Both of these deviant variants are based on one common premise, namely that an error is a defect of the system, a symptom of inferiority, so there should be no errors. This is a false premise. There is no life without errors, all life is work on errors. All development is carried out only through mistakes and their correction, and only through this we move towards some positive results. It is enough to turn to the biography of any outstanding scientist, inventor, writer, artist. Each of them had a lot of rejected, dead-end options before they came to the right solutions. That is how life works.
A normal and healthy attitude to failures and mistakes can have a person who was loved in childhood, not for the successes achieved, but just for themselves, and who has developed a positive self-esteem, a positive perception of themselves, regardless of the specific results of actions, an inner point of support. This is an important prerequisite for a calm, constructive, healthy attitude to mistakes and the ability to turn mistakes into developmental resources.
Conclusion
This article aimed to reveal the general explanatory principle of autroregulation of activity in the context of the “functional paradigm” at the level of specific executive mechanisms that implement the principle of autoregulation of activity in various links of this holistic process. The proposed model reveals the explanatory possibilities of cultural-historical activity psychology in the light of modern challenges facing a changing personality in the changing world (A.G. Asmolov). Special attention is paid to distortions in different links of aurtoregulation, their systematization, which allows us to approach the targets of psychological assessment of both successful and disturbed self-regulation and thereby fulfill the task of developing a methodology of complex assessment of personality potential.

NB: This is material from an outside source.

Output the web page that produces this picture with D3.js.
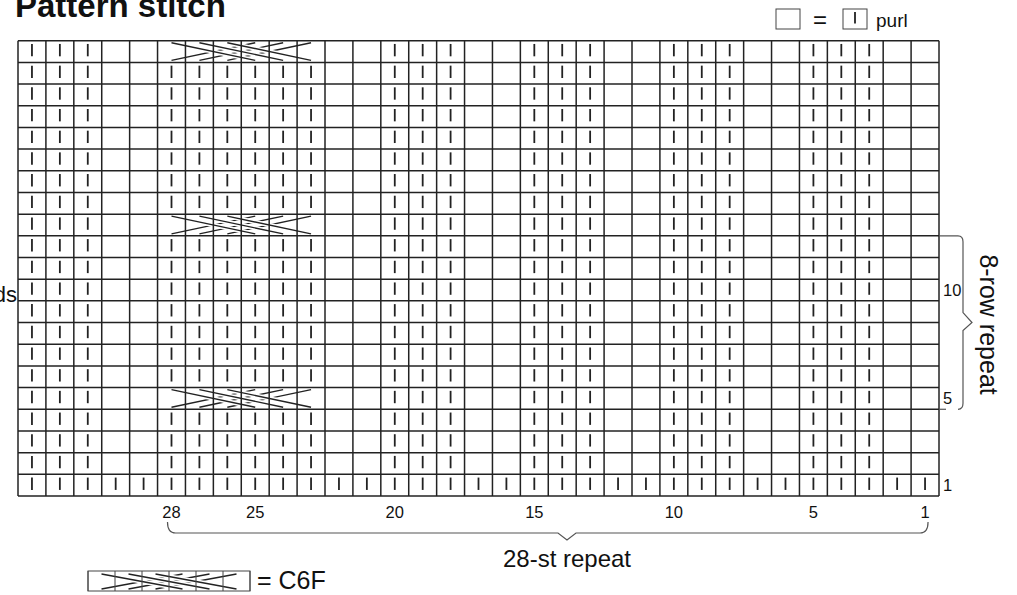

In other words, the above general scheme reveals specific mechanisms of how we can live well and how we can live badly. Successful autoregulation allows maximizing the use of available and building up missing resources of the personality for successful achievement of goals and preservation of personality stability in different domains of life activity. Disturbed self-regulation leads to problems in preserving stability and achieving goals even with enough resources. Our life by and large is what we want, what we strive for. A person does not always choose what they want, but they always do what they choose [14]. We make our own choices. Some of them are more controlled by ourselves, some less controlled for various reasons. If we come to results that do not satisfy us, then perhaps we should take more control over the choices we make,
[1] We consider the concept of Cultural-Historical Activity Theory, CHAT, which has taken root in foreign works over the last two or three decades, to be appropriate and adequate.